On a considerably reduced scale than the Benghazi Kuwafiyah prison break-out 18 prisoners escaped from a judicial police vehicle when it was ambushed in the capital by gunmen on 1st August. The attack happened as the prisoners were being moved back from court to their respective prisons.
Finally a new but disturbing incident happened yesterday when a Qatar Airways flight from Doha to Tripoli was prevented from landing when gunmen forced air traffic control staff at the airport to refuse it permission to land. It subsequently landed at Alexandria before refuelling and returning to Doha. The motive in line with an earlier attempt to shut down the Qatar Airways office also at the airport appears to be in protest at perceived Qatari interference in Libya’s affairs and its support of radical Islamist groups in the country.
Cyrenaica (Eastern Libya)
Insecurity continues to bedevil Benghazi and the east of the country more widely. The level of violence has been such that Libyan Special Forces in significant numbers were deployed to Benghazi on 3rd August. They have immediately taken up positions across the city as part of a wider enhanced security plan for Benghazi. It is not clear whether this is purely for the period of the end of Ramadan and Eid or longer-term.

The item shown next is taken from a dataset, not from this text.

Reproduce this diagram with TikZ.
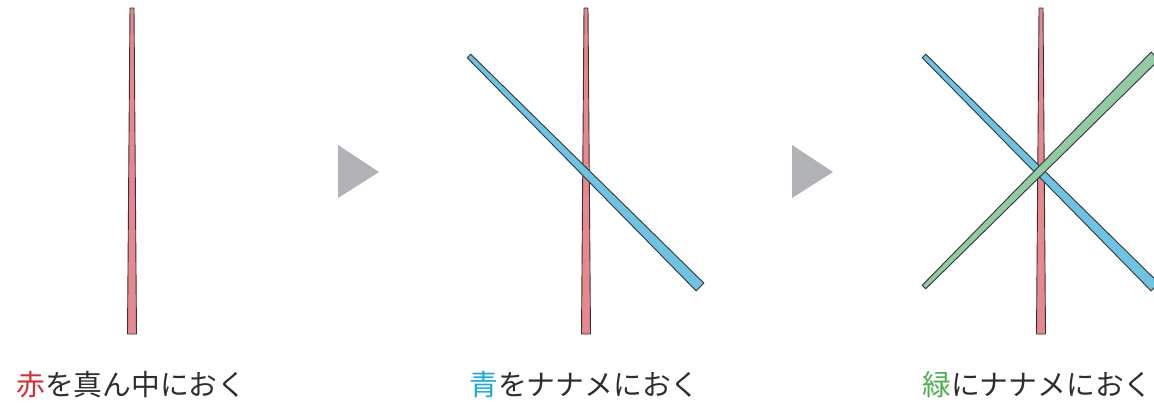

The deployment comes on the back of a Libyan Army Colonel being assassinated in Derna and another being seriously wounded in Benghazi on 1st August. On 2nd August a senior police officer was wounded in a further attack again in Benghazi together with the Commander of the Sebha Security Support Forces, Colonel El-Ujali, who was killed in an under-vehicle IED attack in the Sabri district whilst shopping for Eid.